According to Jenny Geddes who started as chief executive of Clean Up Australia (CUA) on Monday, there is a growing drive for environmental social governance strategy to be embedded in business, as more individuals take personal accountability for the waste crisis.
Geddes who takes over from retiring Terrie-Ann Johnson after Johnson’s 10 years in the job, has a background in leading nonprofits – she was previously chief executive officer of Workplace Giving Australia (WGA) for four years, and also held the same role at The Australian Charities Fund for nine years.
She is replaced at WGA by David Mann, previously managing director for mergers and acquisitions at Accenture APAC, Middle East and Africa, as WGA recently merged with Good2Give to attempt a recovery following a difficult two years for Australian charities.
Three days into the new role, and Geddes says she is excited about this opportunity.
“I loved my role [at WGA] but I was there for 10 years. Thinking about personal values, the opportunity [to work at CUA] fits perfectly with how I live my life. An opportunity like this was too good to miss, so I jumped at the task.”
Talking to The Fifth Estate from a rainy café in Sydney (the city is currently seeing the wettest year on record – thanks, climate change), she says the fires and the floods of the past few years were the catalyst that motivated her to make the change into a more environment-focused charity.
“Sometimes it can be so overwhelming, the problems can seem so huge.”
Growing up in the outback, the environment has always been front of mind for Geddes, as it is for many Australians.
It is in this context that Geddes has been guiding non-profits in the business world – a world which she says is increasingly engaged in environmental, social, and corporate governance (ESG).
In the past 10 years she has seen the “voice” of environmentalism “get louder”.
“ESG strategy is top of mind for so many organisations.
“We are all devastated with the state of our planet and we want to make a difference. It’s all about practical action.”
In 33 years since the organisation was founded, it’s attracted around twenty million people (one million people annually) who are involved in a range of ways. Part of the driver is the growing trend for businesses looking to understand their place in the circular economy, she says.
“It has to be a mindset that there is no waste and there is no ‘throw away’ – where is ‘away’? We’re all on this planet together. We need to start valuing waste.”
Then there is the pressure from consumers, which is also growing.
“Buyers want recycled products… Most job seekers want to work in fighting climate change, and that’s only going to increase.”

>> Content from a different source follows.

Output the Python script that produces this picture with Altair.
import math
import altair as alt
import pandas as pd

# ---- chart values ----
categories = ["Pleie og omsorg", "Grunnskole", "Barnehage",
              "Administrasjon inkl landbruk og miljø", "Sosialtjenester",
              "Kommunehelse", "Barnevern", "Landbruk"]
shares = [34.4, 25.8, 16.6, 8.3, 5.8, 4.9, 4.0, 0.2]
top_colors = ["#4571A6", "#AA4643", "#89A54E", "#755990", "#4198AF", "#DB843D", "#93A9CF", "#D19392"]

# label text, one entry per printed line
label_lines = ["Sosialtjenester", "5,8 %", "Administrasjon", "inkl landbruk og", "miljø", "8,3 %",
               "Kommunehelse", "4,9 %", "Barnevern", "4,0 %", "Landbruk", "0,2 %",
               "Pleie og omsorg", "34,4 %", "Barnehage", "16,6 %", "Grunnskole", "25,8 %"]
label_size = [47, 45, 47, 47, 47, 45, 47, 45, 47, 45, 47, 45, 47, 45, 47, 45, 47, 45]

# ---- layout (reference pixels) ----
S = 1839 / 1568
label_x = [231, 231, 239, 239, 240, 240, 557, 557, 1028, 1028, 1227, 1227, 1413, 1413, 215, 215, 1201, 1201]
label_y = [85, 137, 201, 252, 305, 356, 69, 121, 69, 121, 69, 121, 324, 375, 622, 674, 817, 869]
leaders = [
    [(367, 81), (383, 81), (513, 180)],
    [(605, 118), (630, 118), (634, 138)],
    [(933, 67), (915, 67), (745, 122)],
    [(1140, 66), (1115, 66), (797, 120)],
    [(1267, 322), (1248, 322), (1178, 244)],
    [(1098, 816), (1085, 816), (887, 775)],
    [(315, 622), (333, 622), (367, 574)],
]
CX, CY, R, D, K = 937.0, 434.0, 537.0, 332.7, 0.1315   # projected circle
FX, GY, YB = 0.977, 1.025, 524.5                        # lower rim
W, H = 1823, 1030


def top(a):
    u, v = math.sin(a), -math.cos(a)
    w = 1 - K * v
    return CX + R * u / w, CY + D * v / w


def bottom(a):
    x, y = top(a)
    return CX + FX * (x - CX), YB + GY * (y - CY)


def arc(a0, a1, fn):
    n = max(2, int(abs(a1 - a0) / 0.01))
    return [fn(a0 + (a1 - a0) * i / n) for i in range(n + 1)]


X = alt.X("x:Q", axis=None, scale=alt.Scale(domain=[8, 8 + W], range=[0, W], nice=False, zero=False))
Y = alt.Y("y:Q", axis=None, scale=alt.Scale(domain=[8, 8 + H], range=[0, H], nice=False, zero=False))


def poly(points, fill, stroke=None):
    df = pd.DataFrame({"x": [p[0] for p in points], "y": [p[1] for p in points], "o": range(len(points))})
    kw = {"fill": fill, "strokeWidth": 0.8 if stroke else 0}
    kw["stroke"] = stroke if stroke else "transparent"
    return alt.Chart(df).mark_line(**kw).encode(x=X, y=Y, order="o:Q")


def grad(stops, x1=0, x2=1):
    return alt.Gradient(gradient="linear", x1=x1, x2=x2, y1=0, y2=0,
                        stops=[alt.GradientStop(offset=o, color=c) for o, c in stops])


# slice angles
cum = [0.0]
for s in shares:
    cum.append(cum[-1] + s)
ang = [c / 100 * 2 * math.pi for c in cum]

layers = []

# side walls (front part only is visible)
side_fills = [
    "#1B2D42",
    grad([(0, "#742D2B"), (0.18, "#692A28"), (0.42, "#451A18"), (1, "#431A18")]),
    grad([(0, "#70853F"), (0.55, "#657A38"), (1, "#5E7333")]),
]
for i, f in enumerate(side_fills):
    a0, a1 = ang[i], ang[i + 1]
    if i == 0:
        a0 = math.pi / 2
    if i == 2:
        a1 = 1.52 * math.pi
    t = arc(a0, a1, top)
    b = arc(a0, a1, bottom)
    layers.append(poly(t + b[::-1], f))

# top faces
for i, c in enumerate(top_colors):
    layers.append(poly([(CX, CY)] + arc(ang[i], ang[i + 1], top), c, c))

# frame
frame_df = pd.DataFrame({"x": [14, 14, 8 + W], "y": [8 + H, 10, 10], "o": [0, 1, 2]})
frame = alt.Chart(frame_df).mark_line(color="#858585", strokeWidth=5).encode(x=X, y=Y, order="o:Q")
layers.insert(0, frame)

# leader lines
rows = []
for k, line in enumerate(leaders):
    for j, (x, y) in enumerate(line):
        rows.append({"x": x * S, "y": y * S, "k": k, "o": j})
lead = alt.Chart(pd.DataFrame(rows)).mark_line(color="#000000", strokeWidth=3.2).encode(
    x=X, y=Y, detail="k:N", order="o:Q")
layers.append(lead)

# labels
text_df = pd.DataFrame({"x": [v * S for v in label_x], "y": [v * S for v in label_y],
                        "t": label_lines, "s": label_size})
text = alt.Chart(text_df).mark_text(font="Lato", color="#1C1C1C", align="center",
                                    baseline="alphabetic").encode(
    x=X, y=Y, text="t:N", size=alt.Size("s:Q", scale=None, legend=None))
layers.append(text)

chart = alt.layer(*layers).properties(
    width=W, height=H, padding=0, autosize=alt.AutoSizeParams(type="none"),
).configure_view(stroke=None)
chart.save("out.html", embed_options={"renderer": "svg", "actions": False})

The organisation runs the famous Clean Up Australia Day in March, as well as ongoing business awareness programs that happen “every day”, support for container recycling schemes, and educational programs for schools and community groups.
The model is built on the twin pillars of business engagement and individual action.

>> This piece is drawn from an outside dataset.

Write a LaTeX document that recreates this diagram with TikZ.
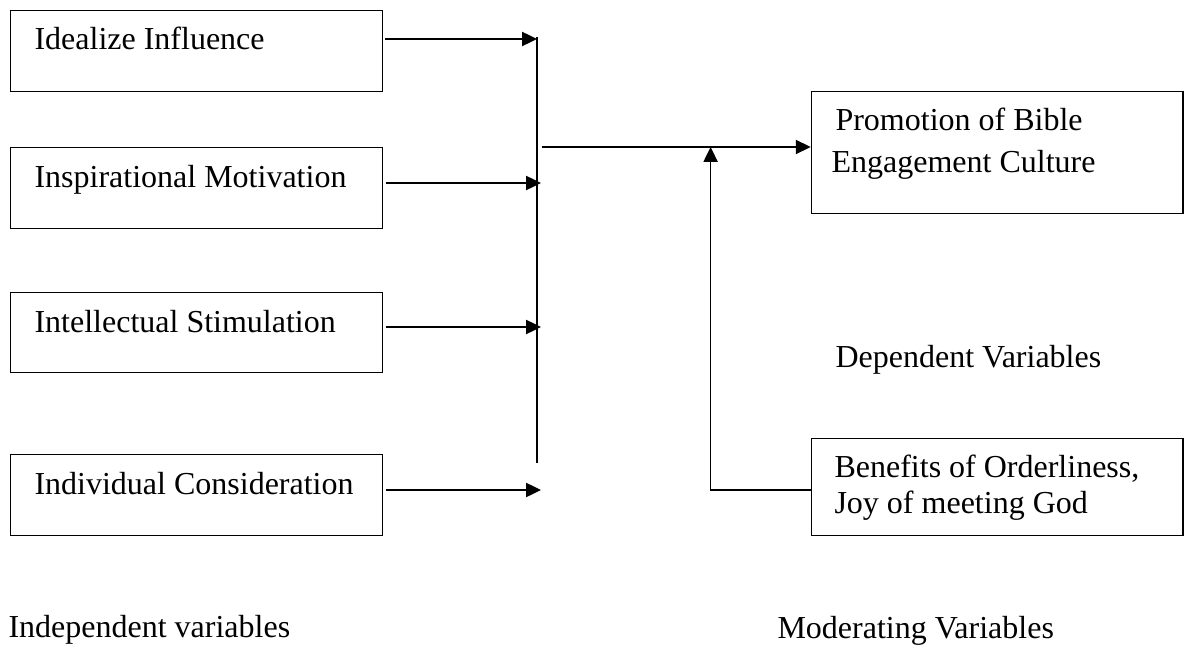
\documentclass[tikz,border=0pt]{standalone}
\usepackage{fontspec}
\setmainfont{Liberation Serif}
\usetikzlibrary{arrows.meta}
\begin{document}
\begin{tikzpicture}[x=0.375pt,y=-0.375pt,
  box/.style={draw, line width=0.5pt, rectangle, inner sep=0pt, anchor=north west},
  txt/.style={inner sep=0pt, anchor=base west, font=\fontsize{12}{15.75}\selectfont, align=left},
  arr/.style={line width=0.65pt, -{Triangle[length=5.6pt,width=5.3pt]}},
  ln/.style={line width=0.6pt}]
\useasboundingbox (0,0) rectangle (1184,645);
% left boxes
\node[box, minimum width=372.5*0.375pt, minimum height=81*0.375pt] (b1) at (9.6,10) {};
\node[box, minimum width=372.5*0.375pt, minimum height=81*0.375pt] (b2) at (9.6,147) {};
\node[box, minimum width=372.5*0.375pt, minimum height=80*0.375pt] (b3) at (9.6,292) {};
\node[box, minimum width=372.5*0.375pt, minimum height=81*0.375pt] (b4) at (9.6,454) {};
\node[txt] (t1) at (34,50) {Idealize Influence};
\node[txt] (t2) at (34,187) {Inspirational Motivation};
\node[txt] (t3) at (34,332) {Intellectual Stimulation};
\node[txt] (t4) at (34,494) {Individual Consideration};
% right boxes
\node[box, minimum width=371.5*0.375pt, minimum height=122*0.375pt] (p) at (810.7,91) {};
\node[box, minimum width=371.5*0.375pt, minimum height=97*0.375pt] (m) at (810.7,438) {};
\node[txt] (tp) at (831,173) {\hspace{1.5pt}Promotion of Bible\\Engagement Culture};
\node[txt, font=\fontsize{12}{13.5}\selectfont] (tm) at (834,513) {Benefits of Orderliness,\\Joy of meeting God};
% captions
\node[txt] (iv) at (8,637) {Independent variables};
\node[txt] (dv) at (835,367) {Dependent Variables};
\node[txt] (mv) at (777,638) {Moderating Variables};
% junction
\coordinate (vt) at (537,37);
\coordinate (vb) at (537,463);
\coordinate (j1) at (537,39);
\coordinate (j2) at (541,183);
\coordinate (j3) at (541,327);
\coordinate (j4) at (541,490);
\coordinate (hs) at (541.7,147);
\coordinate (up) at (710.6,147);
\coordinate (mc) at (710.6,490);
\draw[ln] (vt) -- (vb);
\draw[arr] ([xshift=0.5pt]b1.east |- j1) -- (j1);
\draw[arr] ([xshift=1pt]b2.east |- j2) -- (j2);
\draw[arr] ([xshift=1pt]b3.east |- j3) -- (j3);
\draw[arr] ([xshift=1pt]b4.east |- j4) -- (j4);
\draw[arr] (hs) -- (hs -| p.west);
\draw[arr] (m.west |- mc) -- (mc) -- (up);
\end{tikzpicture}
\end{document}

Geddes believes that individual action is key to solving the waste crisis: “Instead of [waste] being someone else’s problem, [people are asking] ‘what can I do about it?’”
There has been some criticism recently against the power of individual action against the power of big corporations.
There are other views that disagree on laying the problem at the feet of consumers.
We recently wrote that the idea of a personal carbon footprint, for example, was created by PR firm Ogilvy & Mather for clients BP in order to reposition the oil and gas company in the face of rising public concern about climate change.
And we’d be remiss if we didn’t mention that CUA’s founding partner and major funder is McDonalds, which has been identified as a notorious polluter.
Just last week Yahoo News reporter Siobhan Graham penned an article praising the fast-food chain for providing a Good Samaritan passer-by with a garbage bag so she could pick up the burger shop’s own discarded packaging from the sand on her evening walk along Sydney’s Coogee Beach.
But Geddes says such corporate sponsorship is vital to moving the needle.
“McDonalds, Coles, Sodastream, Cleanaway, the Australian government – they’re organisations who are looking to see how we can all be part of that solution.
“Clean Up Australia has a vision to work with businesses to learn together and make change together. It’s a sensible strategy.
“Better to have people in the tent than out of the tent,” is the argument from Geddes.
Besides businesses and individuals alike are getting more uncomfortable with sitting back and doing nothing, she says.
“I think the voice will get louder. We see it with businesses, with political action, with a change in society.
“I feel we’re on the cusp of making change happen.”